2. The "Elastic Band" (The Swampland)
Physicists talk about the Landscape and the Swampland.
- The Landscape: This is the collection of all possible universes that actually follow the laws of string theory. It’s like a collection of valid, structurally sound houses.
- The Swampland: This is the collection of "fake" universes that look okay on the surface but would actually collapse because they violate the deep laws of quantum gravity. They are like houses built on quicksand.
Basile is looking for the "elastic bands" that connect the houses in the Landscape. He shows that if you try to stretch a universe too far (for example, by making certain particles too light or the vacuum energy too small), the "elastic band" snaps, and you fall into the Swampland. This gives us a way to rule out "fake" theories of the universe.
3. The "Extra Dimensions" (The Dark Dimension)
One of the most exciting parts of the paper is the hint about extra dimensions. String theory requires more than the three dimensions of space we see. Usually, we assume these extra dimensions are so tiny we can never find them.
However, Basile’s math suggests a "middle ground."
- The Analogy: Imagine you are in a room, and you think there are only four walls.

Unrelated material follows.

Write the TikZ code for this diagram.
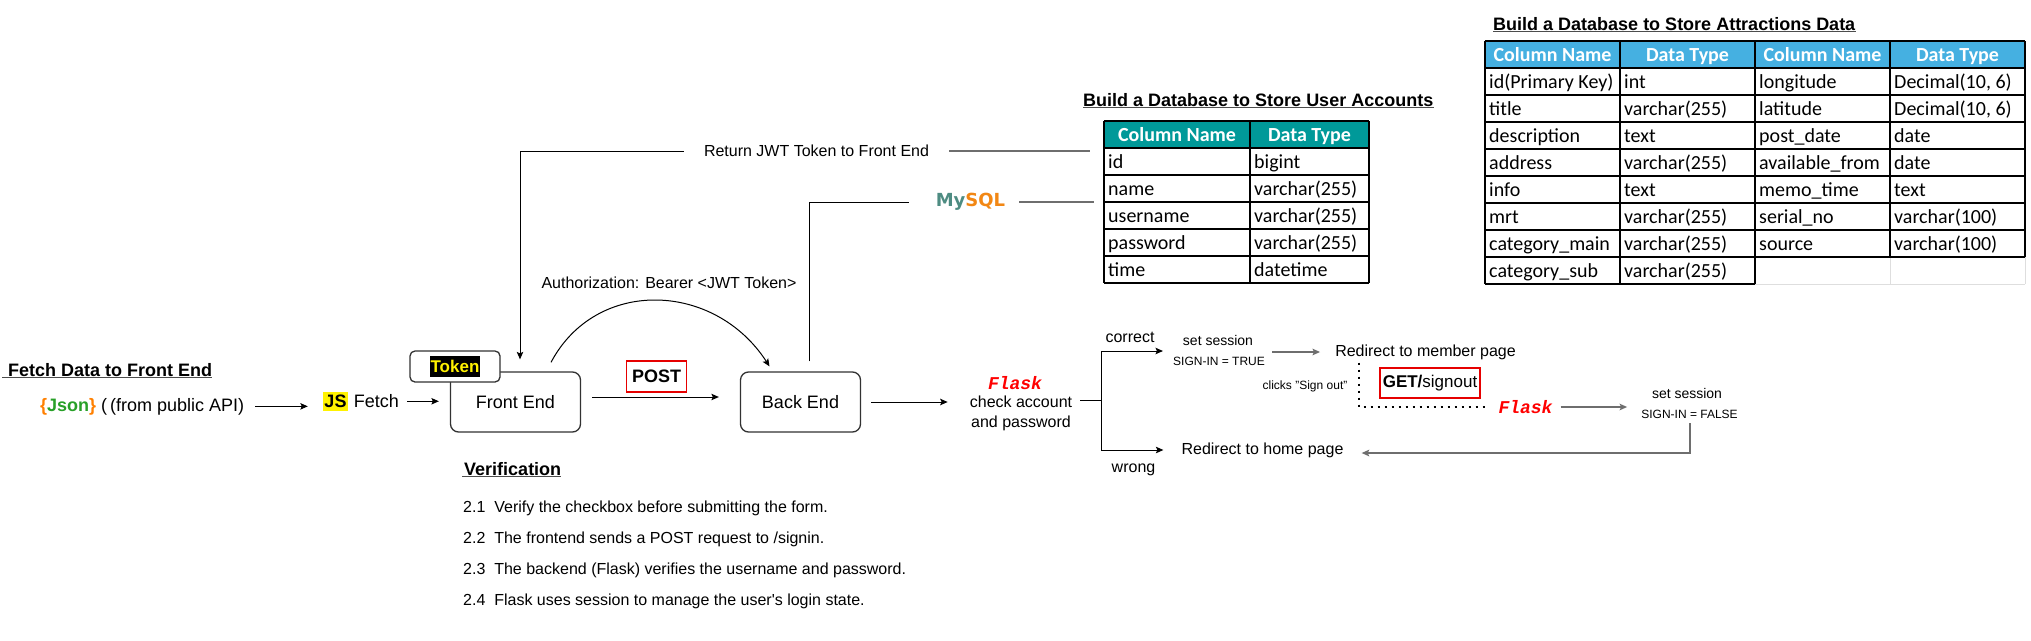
\documentclass[tikz,border=0pt]{standalone}
\usepackage{fontspec}
\setmainfont{Liberation Sans}
\newfontfamily\calfont{Carlito}
\newfontfamily\flaskfont{Liberation Mono}
\newfontfamily\sqlfont{DejaVu Sans}
\usetikzlibrary{arrows.meta,positioning}
\definecolor{boxline}{RGB}{50,50,50}
\definecolor{lgray}{RGB}{110,110,110}
\definecolor{postred}{RGB}{230,0,0}
\definecolor{flaskred}{RGB}{255,0,0}
\definecolor{tealhd}{RGB}{0,153,153}
\definecolor{bluehd}{RGB}{69,176,225}
\definecolor{jsonor}{RGB}{255,128,0}
\definecolor{jsongr}{RGB}{40,160,40}
\definecolor{sqlteal}{RGB}{78,140,130}
\definecolor{sqlor}{RGB}{242,135,20}
\definecolor{faint}{RGB}{222,222,222}
\newcommand{\fsz}[1]{\fontsize{#1}{#1}\selectfont}
\tikzset{
  arr/.style={-{Stealth[length=7.5pt,width=6.5pt,inset=1.5pt]}},
  flow/.style={arr,line width=1pt},
  gflow/.style={arr,line width=1.5pt,lgray},
  dotline/.style={line width=2pt,dash pattern=on 2pt off 5pt},
  txt/.style={inner sep=0pt,font=\fsz{16}},
  small/.style={inner sep=0pt,font=\fsz{12}},
  heading/.style={inner sep=0pt,font=\fsz{18}\bfseries},
  uline/.style={line width=1.5pt,black!70},
  endbox/.style={draw=boxline,line width=1.3pt,rounded corners=8pt,minimum width=130pt,minimum height=60pt,font=\fsz{18}},
  redbox/.style={draw=postred,line width=1.2pt,inner sep=0pt},
  flask/.style={inner sep=0pt,text=flaskred,font=\flaskfont\fsz{18}\bfseries\itshape},
  tabline/.style={line width=1.2pt,black},
  hd/.style={inner sep=0pt,anchor=base,text=white,font=\calfont\fsz{20}\bfseries},
  cell/.style={inner sep=0pt,anchor=base west,font=\calfont\fsz{20}},
}
\begin{document}
\begin{tikzpicture}[x=1pt,y=-1pt]
  \fill[white] (0,0) rectangle (2031,640);
  \useasboundingbox (0,0) rectangle (2031,640);

  % fetch data
  \node[heading,anchor=base west] (fetchT) at (8,376) {Fetch Data to Front End};
  \draw[uline] ([xshift=-6pt,yshift=-1.5pt]fetchT.base west) -- ([yshift=-1.5pt]fetchT.base east);
  \node[inner sep=0pt,font=\fsz{18},anchor=base west] (json) at (40,411)
    {\textbf{\textcolor{jsonor}{\{}\textcolor{jsongr}{Json}\textcolor{jsonor}{\}}} (\,(from public API)};
  \node[fill=yellow,inner xsep=1pt,inner ysep=0pt,minimum height=19pt,font=\fsz{18}\bfseries] (js) at (335.5,401.5) {JS};
  \node[inner sep=0pt,font=\fsz{18},base right=6pt of js] (fetch) {Fetch};
  \draw[flow,shorten <=11pt,shorten >=15.5pt] (json.east) -- (json.east -| js.west);

  % front end and back end
  \node[endbox] (FE) at (515.5,402) {Front End};
  \draw[flow,shorten <=8pt,shorten >=11pt] (fetch.east) -- (fetch.east -| FE.west);
  \node[draw=boxline,line width=1.3pt,rounded corners=5pt,fill=white,minimum width=90pt,minimum height=31pt,inner sep=0pt] (tokenbox) at (455,366.5) {};
  \node[fill=black,text=yellow,font=\fsz{17}\bfseries,inner xsep=1pt,inner ysep=4pt] (token) at (tokenbox.center) {Token};
  \node[redbox,minimum width=60pt,minimum height=31pt,font=\fsz{18}\bfseries] (post) at (656.5,376.5) {POST};
  \node[endbox,minimum width=120pt] (BE) at (800.5,402) {Back End};
  \draw[flow,shorten <=11pt,shorten >=21pt] ([yshift=5pt]FE.east) -- ([yshift=5pt]BE.west);
  \draw[flow] ([xshift=35.5pt,yshift=9pt]FE.north) .. controls +(45,-85) and +(-55,-85) .. ([xshift=-31pt,yshift=5pt]BE.north);
  \node[txt] (auth) at (669,283) {Authorization: Bearer <JWT Token>};

  % token and database links
  \coordinate (utab) at (1104,121);
  \node[txt,inner xsep=20pt] (ret) at (816.5,151) {Return JWT Token to Front End};
  \draw[flow] (ret.west) -| ([xshift=4.5pt,yshift=12pt]FE.north);
  \draw[line width=1.5pt,lgray,shorten >=14pt] (ret.east) -- (ret.east -| utab);
  \node[inner xsep=14pt,inner ysep=0pt,font=\sqlfont\fsz{18}\bfseries] (mysql) at (970.5,202) {\textcolor{sqlteal}{My}\textcolor{sqlor}{SQL}};
  \draw[line width=1pt,shorten >=13pt] ([xshift=8.5pt,yshift=10pt]BE.north) |- (mysql.west);
  \draw[line width=1.5pt,lgray,shorten >=10pt] (mysql.east) -- (mysql.east -| utab);

  % flask check
  \node[flask] (flask1) at (1015,383) {Flask};
  \node[inner sep=0pt,align=center,font=\fontsize{16}{20}\selectfont] (check) at (1021,413) {check account\\and password};
  \draw[flow,shorten <=10pt,shorten >=22pt] (BE.east) -- (BE.east -| check.west);
  \coordinate (fork) at (1101,400);
  \draw[line width=1pt,shorten <=8pt] (check.east |- fork) -- (fork);
  \node[inner sep=0pt,font=\fsz{14}] (sessT) at (1218,340) {set session};
  \node[small] (signT) at (1219,361) {SIGN-IN = TRUE};
  \draw[flow,shorten >=10pt] (fork) |- ([yshift=10pt]signT.west);
  \node[txt,inner xsep=18pt] (home) at (1262.5,450) {Redirect to home page};
  \draw[flow] (fork) |- (home.west);
  \node[txt] (correct) at (1130,337) {correct};
  \node[txt] (wrong) at (1133.5,470) {wrong};
  \node[txt,inner xsep=15pt] (member) at (1425.5,352) {Redirect to member page};
  \draw[gflow,shorten <=7pt] (signT.east |- member.west) -- (member.west);

  % sign out
  \node[flask] (flask2) at (1525.5,407) {Flask};
  \draw[dotline,shorten <=3pt,shorten >=11pt] ([xshift=39pt]member.south west) |- (flask2.west);
  \node[small] (clicks) at (1305,386) {clicks "Sign out"};
  \node[redbox,minimum width=100pt,minimum height=30pt,font=\fsz{17}] (get) at (1430,383) {\textbf{GET/}signout};
  \node[inner sep=0pt,font=\fsz{14}] (sessF) at (1687,393) {set session};
  \node[small] (signF) at (1689.5,414) {SIGN-IN = FALSE};
  \draw[gflow,shorten <=8pt,shorten >=14pt] (flask2.east) -- (flask2.east -| signF.west);
  \draw[gflow,shorten <=5pt] ([xshift=0.5pt]signF.south) |- ([yshift=-3pt]home.east);

  % verification
  \node[heading,anchor=base west] (verT) at (464,475) {Verification};
  \draw[uline] ([xshift=-2pt,yshift=-1.5pt]verT.base west) -- ([yshift=-1.5pt]verT.base east);
  \foreach \t [count=\i] in {{2.1~~Verify the checkbox before submitting the form.},
      {2.2~~The frontend sends a POST request to /signin.},
      {2.3~~The backend (Flask) verifies the username and password.},
      {2.4~~Flask uses session to manage the user\textquotesingle s login state.}}
    \node[txt,anchor=west] (ver\i) at (463,477+31*\i) {\t};

  % user accounts table
  \node[heading,anchor=base west] (userT) at (1083,106) {Build a Database to Store User Accounts};
  \draw[uline] ([yshift=-1.5pt]userT.base west) -- ([yshift=-1.5pt]userT.base east);
  \fill[tealhd] (1104,121) rectangle (1369,148);
  \foreach \y in {121,148,...,283} \draw[tabline] (1104,\y) -- (1369,\y);
  \foreach \x in {1104,1250,1369} \draw[tabline] (\x,121) -- (\x,283);
  \node[hd] (uh1) at (1177,141) {Column Name};
  \node[hd] (uh2) at (1309.5,141) {Data Type};
  \foreach \n/\t [count=\i] in {id/bigint,name/varchar(255),username/varchar(255),password/varchar(255),time/datetime}{
    \node[cell] (un\i) at (1108,141+27*\i) {\n};
    \node[cell] (ut\i) at (1254,141+27*\i) {\t};
  }

  % attractions table
  \node[heading,anchor=base west] (attrT) at (1493,30) {Build a Database to Store Attractions Data};
  \draw[uline] ([yshift=-1.5pt]attrT.base west) -- ([yshift=-1.5pt]attrT.base east);
  \fill[bluehd] (1485,41) rectangle (2025,68);
  \draw[faint,line width=1pt] (1755,284) -- (2025,284) (1890,257) -- (1890,284) (2025,257) -- (2025,284);
  \foreach \y in {41,68,...,257} \draw[tabline] (1485,\y) -- (2025,\y);
  \draw[tabline] (1485,284) -- (1755,284);
  \foreach \x in {1485,1620,1755} \draw[tabline] (\x,41) -- (\x,284);
  \foreach \x in {1890,2025} \draw[tabline] (\x,41) -- (\x,257);
  \node[hd] (ah1) at (1552.5,61) {Column Name};
  \node[hd] (ah2) at (1687.5,61) {Data Type};
  \node[hd] (ah3) at (1822.5,61) {Column Name};
  \node[hd] (ah4) at (1957.5,61) {Data Type};
  \foreach \a/\b/\c/\d [count=\i] in {id(Primary Key)/int/longitude/{Decimal(10, 6)},
      title/varchar(255)/latitude/{Decimal(10, 6)},
      description/text/post\_date/date,
      address/varchar(255)/available\_from/date,
      info/text/memo\_time/text,
      mrt/varchar(255)/serial\_no/varchar(100),
      category\_main/varchar(255)/source/varchar(100)}{
    \node[cell] (aa\i) at (1489,61+27*\i) {\a};
    \node[cell] (ab\i) at (1624,61+27*\i) {\b};
    \node[cell] (ac\i) at (1759,61+27*\i) {\c};
    \node[cell] (ad\i) at (1894,61+27*\i) {\d};
  }
  \node[cell] (aa8) at (1489,277) {category\_sub};
  \node[cell] (ab8) at (1624,277) {varchar(255)};
\end{tikzpicture}
\end{document}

But if you look closely at the shadows, you realize the room is actually part of a much larger, much longer hallway.
- The Discovery: His calculations suggest that if our universe is to be "consistent" with string theory, there might be an extra dimension that isn't infinitely small, but rather "mesoscopic"—roughly the size of a microscopic speck (a micron).
This is known as the "Dark Dimension" idea. It suggests that the mysteries of our universe—like Dark Energy (the force pushing the universe apart)—might actually be the "shadows" cast by these hidden, extra dimensions.
Summary: Why does this matter?
Usually, string theory is criticized because it is "untestable"—it happens at energies so high we could never build a machine to see it.
Basile is saying: "Wait! We don't need to build a galaxy-sized particle accelerator."
By looking at the "low-energy" data we can see—like how the universe expands or how gravity behaves—we can use these mathematical "tethers" to work backward and prove that string theory is the real blueprint of our reality. He is turning the "untestable" into something we might actually be able to observe through telescopes.